On Thursday, Operation Restore Hope, a team of 25 volunteer medical professionals, are heading for the Philippines.
They will carry out the repair of cleft lips and palates, facial disfigurement and other deformities for children who cannot afford medical care.
This is the 20th year in which such a team has visited the Philippines.
Health clinics throughout the year publicise missions and promote the date and location of screening days to the community, prospective patients and their parents.
The mission will last six days.

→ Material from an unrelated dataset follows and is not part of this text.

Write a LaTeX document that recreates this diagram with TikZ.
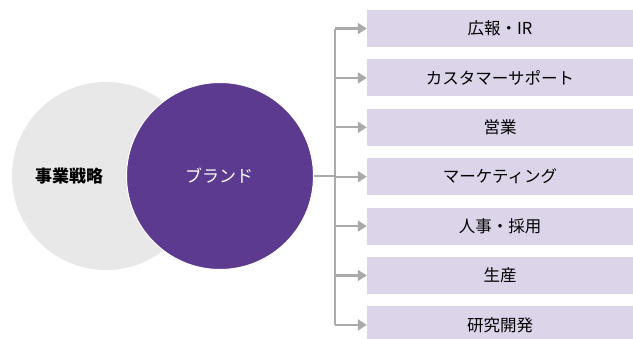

There will be three operating tables.
The working day will begins at 7:30 in the morning and often not end until eight or nine at night.
Last year the team performed:
- 32 lip repairs;
- 39 palate repairs;
- 5 nose repairs;
- 13 dental works;
- 32 pharyngoplasty and other procedures.
Much of the operating room equipment they use is brought with them from New Zealand and/or donated.
Throughout the week they also teach and develop the skills of the local medical staff with whom they work.
Auckland based Dr Tristan De Chalain, a paediatric and craniofacial surgeon has been on every one of its 20 missions.
He says “The payoff for us comes when you can hand back to a parent a baby that two hours before had an unoperated cleft, and now looks like a normal child with a few stitches in their lip.
“The look in that parent’s eyes is worth rubies and I can’t describe it.”
Operation Restore Hope is a not-for-profit, non-governmental, non-sectarian charity conceived by renowned Australian cosmetic surgeon Dr Darryl Hodgkinson in 1992.